After setting your security credentials, you will need to import any libraries you need. You will also need to set the name of both the S3 bucket you have your image in and the name of the image itself. In the code below, replace the value of "bucket-name" with the name of your bucket, replace the value of "document-name" with the name of the image file you want to analyze, and replace the value of "region" with the name of the region you are operating in.

In [None]:
import boto3
import io
from PIL import Image               
from IPython.display import display 
import json
import pandas as pd

bucket = 'bucket-name'
document = 'document-name'
region = 'region'

You'll need to create a function that connects to both S3 and Textract via the Boto3 SDK. The function presented in the following code starts by connecting to the S3 resource and retrieving the image you specified from the bucket you specified. The function then connects to Textract and calls the DetectDocumentText API to extract the text in the image. The lines of text found in the document are stored in a list and returned.

In [None]:
def process_text_detection(bucket, document):
    # Get the document from S3
    s3_connection = boto3.resource('s3')

    s3_object = s3_connection.Object(bucket, document)
    s3_response = s3_object.get()

    # opening binary stream using an in-memory bytes buffer
    stream = io.BytesIO(s3_response['Body'].read())
    # loading stream into image
    image = Image.open(stream)

    # Detect text in the document
    client = boto3.client('textract', region_name=region)

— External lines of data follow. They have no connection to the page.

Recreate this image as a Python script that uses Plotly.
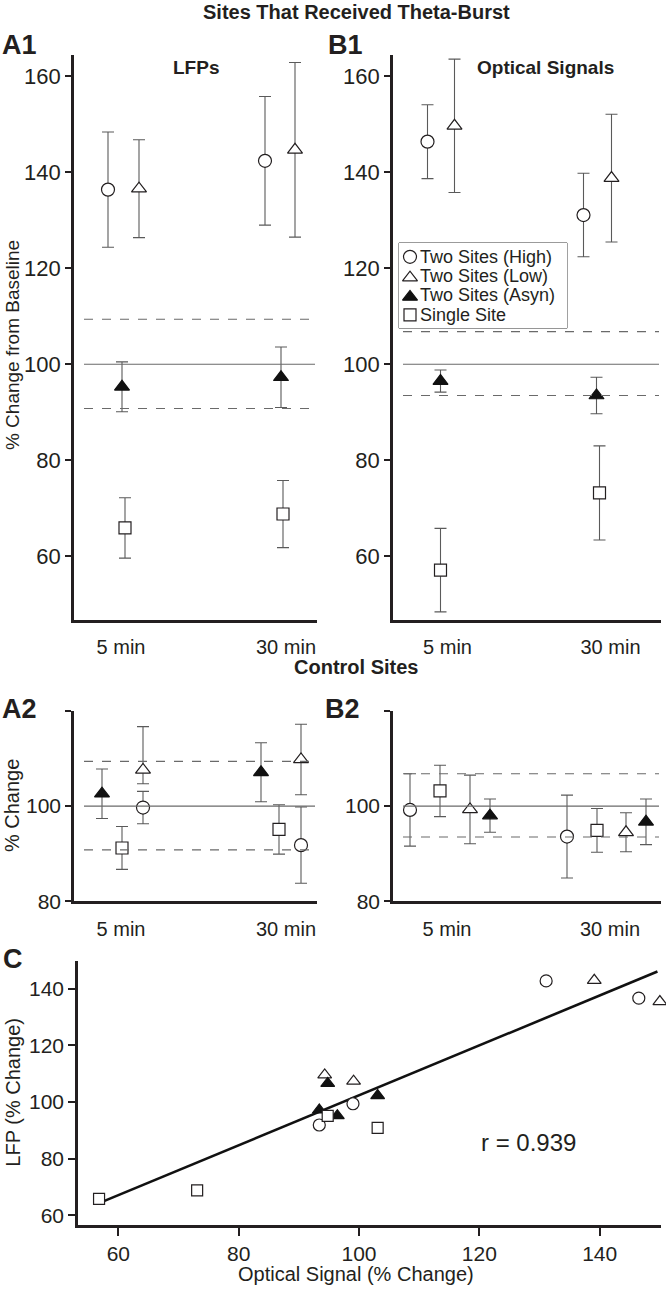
import plotly.graph_objects as go

# ---------------- data ----------------
times = ["5 min", "30 min"]
groups = ["Two Sites (High)", "Two Sites (Low)", "Two Sites (Asyn)", "Single Site"]

# A1: LFPs, sites that received theta-burst (mean, +/- error)
a1_high = [136.4, 142.4]
a1_high_err = [12.0, 13.4]
a1_low = [136.6, 144.7]
a1_low_err = [10.2, 18.2]
a1_asyn = [95.3, 97.3]
a1_asyn_err = [5.2, 6.3]
a1_single = [65.9, 68.8]
a1_single_err = [6.3, 7.0]

# B1: optical signals, sites that received theta-burst
b1_high = [146.4, 131.1]
b1_high_err = [7.7, 8.7]
b1_low = [149.7, 138.8]
b1_low_err = [13.9, 13.3]
b1_asyn = [96.5, 93.5]
b1_asyn_err = [2.3, 3.8]
b1_single = [57.1, 73.2]
b1_single_err = [8.7, 9.8]

# A2: LFPs, control sites
a2_high = [99.7, 91.8]
a2_high_err = [3.4, 8.0]
a2_low = [107.6, 109.8]
a2_low_err_up = [9.1, 7.4]
a2_low_err_down = [2.9, 7.4]
a2_asyn = [102.6, 107.1]
a2_asyn_err = [5.2, 6.2]
a2_single = [91.2, 95.1]
a2_single_err = [4.5, 5.2]

# B2: optical signals, control sites
b2_high = [99.2, 93.6]
b2_high_err = [7.6, 8.7]
b2_low = [99.3, 94.5]
b2_low_err = [7.2, 4.1]
b2_asyn = [98.0, 96.7]
b2_asyn_err = [3.5, 4.8]
b2_single = [103.2, 94.9]
b2_single_err = [5.4, 4.6]

baseline = 100
lfp_limits = [90.8, 109.4]
opt_limits = [93.5, 106.8]

# C: LFP vs optical signal
c_high_opt = [146.5, 131.1, 99.0, 93.4]
c_high_lfp = [136.7, 142.8, 99.4, 91.9]
c_low_opt = [150.0, 139.1, 99.1, 94.3]
c_low_lfp = [135.5, 143.0, 107.4, 109.6]
c_asyn_opt = [96.4, 93.4, 103.1, 94.8]
c_asyn_lfp = [95.2, 97.2, 102.3, 106.6]
c_single_opt = [56.8, 73.1, 103.1, 94.8]
c_single_lfp = [65.8, 68.8, 90.9, 95.1]
fit_opt = [56.8, 149.6]
fit_lfp = [64.3, 146.1]
r_value = 0.939

# ---------------- styling / layout ----------------
W, H = 666, 1297
INK = "#231f20"
ERR = "#5a5a5a"
FONT = "Liberation Sans, Arial, sans-serif"


def px(x):
    return x / W


def py(y):
    return 1 - y / H


styles = {
    "high": dict(symbol="circle", size=13, color="white", line=dict(color=INK, width=1.2)),
    "low": dict(symbol="triangle-up", size=13, color="white", line=dict(color=INK, width=1.2)),
    "asyn": dict(symbol="triangle-up", size=13, color="#111111", line=dict(color="#111111", width=1.2)),
    "single": dict(symbol="square", size=12, color="white", line=dict(color=INK, width=1.2)),
}
keys = ["high", "low", "asyn", "single"]
names = dict(zip(keys, groups))

# panel geometry in pixels: axis left/right/top/bottom, label centres
panels = {
    "A1": dict(ax="", L=74, R=317, T=55, B=625, c5=121, c30=286, yr=[46.78, 164.55],
               yt=[60, 80, 100, 120, 140, 160], ytxt=None, lim=lfp_limits, tf=22,
               off=dict(high=[-13, -21], low=[18, 9], asyn=[1, -5], single=[4, -3])),
    "B1": dict(ax="2", L=393, R=661, T=55, B=625, c5=447.5, c30=610.5, yr=[46.78, 164.55],
               yt=[60, 80, 100, 120, 140, 160], ytxt=None, lim=opt_limits, tf=22,
               off=dict(high=[-20, -27], low=[7, 1], asyn=[-7, -14], single=[-7, -11])),
    "A2": dict(ax="3", L=74, R=317, T=717, B=909, c5=121, c30=286, yr=[80, 120],
               yt=[80, 100, 120], ytxt=["80", "100", ""], lim=lfp_limits, tf=21,
               off=dict(high=[22, 15], low=[22, 15], asyn=[-19, -25], single=[1, -7])),
    "B2": dict(ax="4", L=393, R=661, T=717, B=909, c5=447, c30=610, yr=[80, 120],
               yt=[80, 100, 120], ytxt=["80", "100", ""], lim=opt_limits, tf=21,
               off=dict(high=[-37, -43], low=[23, 16], asyn=[43, 36], single=[-7, -13])),
}

series = {
    "A1": dict(high=(a1_high, a1_high_err, None), low=(a1_low, a1_low_err, None),
               asyn=(a1_asyn, a1_asyn_err, None), single=(a1_single, a1_single_err, None)),
    "B1": dict(high=(b1_high, b1_high_err, None), low=(b1_low, b1_low_err, None),
               asyn=(b1_asyn, b1_asyn_err, None), single=(b1_single, b1_single_err, None)),
    "A2": dict(high=(a2_high, a2_high_err, None), low=(a2_low, a2_low_err_up, a2_low_err_down),
               asyn=(a2_asyn, a2_asyn_err, None), single=(a2_single, a2_single_err, None)),
    "B2": dict(high=(b2_high, b2_high_err, None), low=(b2_low, b2_low_err, None),
               asyn=(b2_asyn, b2_asyn_err, None), single=(b2_single, b2_single_err, None)),
}

fig = go.Figure()
layout = dict(
    width=W, height=H, margin=dict(l=0, r=0, t=0, b=0),
    paper_bgcolor="white", plot_bgcolor="white",
    font=dict(family=FONT, color=INK, size=20),
    showlegend=False,
)
shapes = []

for pname, p in panels.items():
    unit = p["c30"] - p["c5"]
    xr = [(p["L"] - p["c5"]) / unit, (p["R"] - p["c5"]) / unit]
    xa, ya = "x" + p["ax"], "y" + p["ax"]
    layout["xaxis" + p["ax"]] = dict(
        domain=[px(p["L"]), px(p["R"])], range=xr, anchor=ya,
        tickvals=[0, 1], ticktext=times, ticks="", showline=True, linewidth=2.6,
        linecolor=INK, showgrid=False, zeroline=False, fixedrange=True,
        tickfont=dict(size=20, family=FONT, color=INK), ticklabelstandoff=8)
    layout["yaxis" + p["ax"]] = dict(
        domain=[py(p["B"]), py(p["T"])], range=p["yr"], anchor=xa,
        tickvals=p["yt"], ticktext=p["ytxt"] if p["ytxt"] else [str(v) for v in p["yt"]],
        ticks="outside", ticklen=6, tickwidth=2, tickcolor=INK,
        showline=True, linewidth=2.6, linecolor=INK, showgrid=False, zeroline=False,
        fixedrange=True, tickfont=dict(size=p["tf"], family=FONT, color=INK))
    # baseline and limits
    wpx = p["R"] - p["L"]
    x0d, x1d = 10 / wpx, (wpx - 2) / wpx
    shapes.append(dict(type="line", xref=xa + " domain", yref=ya, x0=x0d, x1=x1d,
                       y0=baseline, y1=baseline, line=dict(color="#6a6a6a", width=1.1)))
    for lv in p["lim"]:
        shapes.append(dict(type="line", xref=xa + " domain", yref=ya, x0=x0d, x1=x1d,
                           y0=lv, y1=lv, line=dict(color="#6a6a6a", width=1.1, dash="9px,9px")))
    for key in keys:
        mean, eup, edown = series[pname][key]
        xs = [i + o / unit for i, o in enumerate(p["off"][key])]
        if edown is None:
            err = dict(type="data", array=eup, symmetric=True, color=ERR, thickness=1.1, width=6)
        else:
            err = dict(type="data", array=eup, arrayminus=edown, symmetric=False,
                       color=ERR, thickness=1.1, width=6)
        fig.add_trace(go.Scatter(
            x=xs, y=mean, mode="markers", marker=styles[key], error_y=err,
            name=names[key], xaxis=xa, yaxis=ya, hoverinfo="skip"))

# ---- panel C ----
layout["xaxis5"] = dict(
    domain=[px(78), px(661.3)], range=[53.3, 150.24], anchor="y5",
    tickvals=[60, 80, 100, 120, 140], ticks="outside", ticklen=8, tickwidth=2,
    tickcolor=INK, showline=True, linewidth=2.6, linecolor=INK, showgrid=False,
    zeroline=False, fixedrange=True, tickfont=dict(size=21, family=FONT, color=INK),
    ticklabelstandoff=0)
layout["yaxis5"] = dict(
    domain=[py(1235.7), py(969.3)], range=[56.5, 149.8], anchor="x5",
    tickvals=[60, 80, 100, 120, 140], ticks="outside", ticklen=7, tickwidth=2,
    tickcolor=INK, showline=True, linewidth=2.6, linecolor=INK, showgrid=False,
    zeroline=False, fixedrange=True, tickfont=dict(size=21, family=FONT, color=INK))

fig.add_trace(go.Scatter(x=fit_opt, y=fit_lfp, mode="lines",
                         line=dict(color="#111111", width=2.6),
                         xaxis="x5", yaxis="y5", hoverinfo="skip"))
for key, xo, yl in [("high", c_high_opt, c_high_lfp), ("low", c_low_opt, c_low_lfp),
                    ("asyn", c_asyn_opt, c_asyn_lfp), ("single", c_single_opt, c_single_lfp)]:
    st = dict(styles[key])
    st["size"] = st["size"] - 1
    fig.add_trace(go.Scatter(x=xo, y=yl, mode="markers", marker=st,
                             xaxis="x5", yaxis="y5", hoverinfo="skip", cliponaxis=False))

# ---- custom legend box (inside B1) ----
LG = dict(L=399, R=567, T=245, B=331)
layout["xaxis6"] = dict(domain=[px(LG["L"]), px(LG["R"])], range=[0, LG["R"] - LG["L"]],
                        anchor="y6", visible=False, fixedrange=True)
layout["yaxis6"] = dict(domain=[py(LG["B"]), py(LG["T"])], range=[LG["B"] - LG["T"], 0],
                        anchor="x6", visible=False, fixedrange=True)
legend_rows = [14, 33.5, 53, 72.5]
shapes.append(dict(type="rect", xref="paper", yref="paper", x0=px(LG["L"]), x1=px(LG["R"]),
                   y0=py(LG["B"]), y1=py(LG["T"]), fillcolor="white",
                   line=dict(color="#444444", width=1), layer="below"))
for key, ry in zip(keys, legend_rows):
    fig.add_trace(go.Scatter(x=[11], y=[ry + (1.5 if key in ("low", "asyn") else 0)],
                             mode="markers", marker=styles[key],
                             xaxis="x6", yaxis="y6", hoverinfo="skip", cliponaxis=False))

# ---- text annotations ----
ann = []


def text(s, x, y, size, bold=False, angle=0, xanchor="center", yanchor="middle"):
    ann.append(dict(text=("<b>%s</b>" % s) if bold else s, x=px(x), y=py(y),
                    xref="paper", yref="paper", showarrow=False, textangle=angle,
                    xanchor=xanchor, yanchor=yanchor,
                    font=dict(size=size, family=FONT, color=INK)))


for g, ry in zip(groups, legend_rows):
    text(g, LG["L"] + 19, LG["T"] + ry, 18, xanchor="left")

text("Sites That Received Theta-Burst", 356, 12, 20, bold=True)
text("Control Sites", 356, 673, 20, bold=True)
text("LFPs", 196, 68, 19, bold=True)
text("Optical Signals", 545, 68, 19, bold=True)
text("A1", 0, 45, 27, bold=True, xanchor="left")
text("B1", 326, 45, 27, bold=True, xanchor="left")
text("A2", 0, 715, 27, bold=True, xanchor="left")
text("B2", 323, 715, 27, bold=True, xanchor="left")
text("C", 1, 967, 27, bold=True, xanchor="left")
text("% Change from Baseline", 12, 348, 19, angle=-90)
text("% Change", 12, 813, 20, angle=-90)
text("LFP (% Change)", 13, 1102, 20, angle=-90)
text("Optical Signal (% Change)", 356, 1285, 20)
text("r = %.3f" % r_value, 528, 1152, 24)

layout["annotations"] = ann
layout["shapes"] = shapes
fig.update_layout(**layout)

fig.write_html("out.html", config={"displayModeBar": False},
               post_script="document.body.style.margin='0';")
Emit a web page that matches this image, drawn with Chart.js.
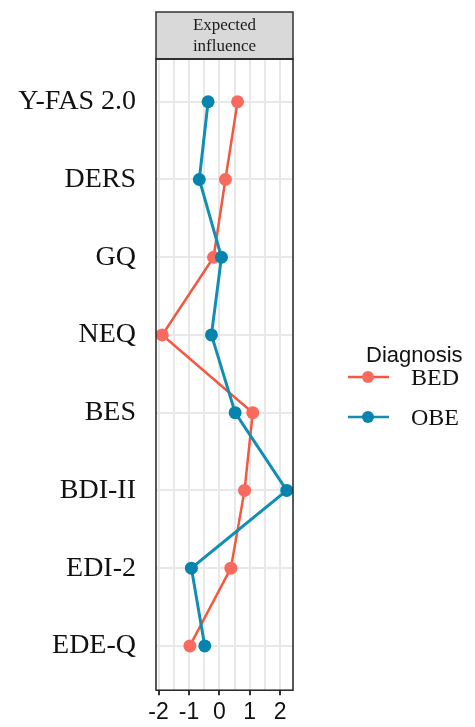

    # process using S3 object
    response = client.detect_document_text(
        Document={'S3Object': {'Bucket': bucket, 'Name': document}})

    # Get the text blocks
    blocks = response['Blocks']

    # List to store image lines in document
    line_list = []

    # Create image showing bounding box/polygon the detected lines/text
    for block in blocks:
        if block["BlockType"] == "LINE":
            line_list.append(block["Text"])

    # Display the image
    display(image)
    return line_list

lines = process_text_detection(bucket, document)
print("Text found: " + str(lines))

You can now send the lines you extracted from the image to Comprehend and use the service's DetectEntities API to find all entities within those lines. You'll need a function that iteratres through the list of lines returned by the "process_text_detection" function you wrote earlier and calls the DetectEntities operation on every line.

In [None]:
# Create a list to hold the entities found for every line
response_entities = []

# Connect to comprehend
comprehend = boto3.client(service_name='comprehend', region_name=region)

print('Calling DetectEntities:')
print("------")
# Iterate through the lines in the list of lines
for line in lines:

    # construct a list to hold all found entities for a single line
    entities_list = []

    # Call the DetectEntities operation and pass it a line from lines
    found_entities = comprehend.detect_entities(Text=line, LanguageCode='en')
    for response_data, values in found_entities.items():
        for item in values:
            if "Text" in item:
                print("Entities found:")
                for text, val in item.items():
                    if text == "Text":
                        # Append the found entities to the list of entities
                        entities_list.append(val)
                        print(val)
    # Add all found entities for this line to the list of all entities found
    response_entities.append(entities_list)

Now that you have a list of the lines extracted by Textract and the entities found in those lines, you can create a dataframe that lets you see both. In the code below, a Pandas dataframe is constructed, displaying the lines found in the input image and their associated entities.

In [None]:
entities_dict = {"Lines":lines, "Entities":response_entities}
df = pd.DataFrame(entities_dict, columns=["Lines","Entities"])
print(df)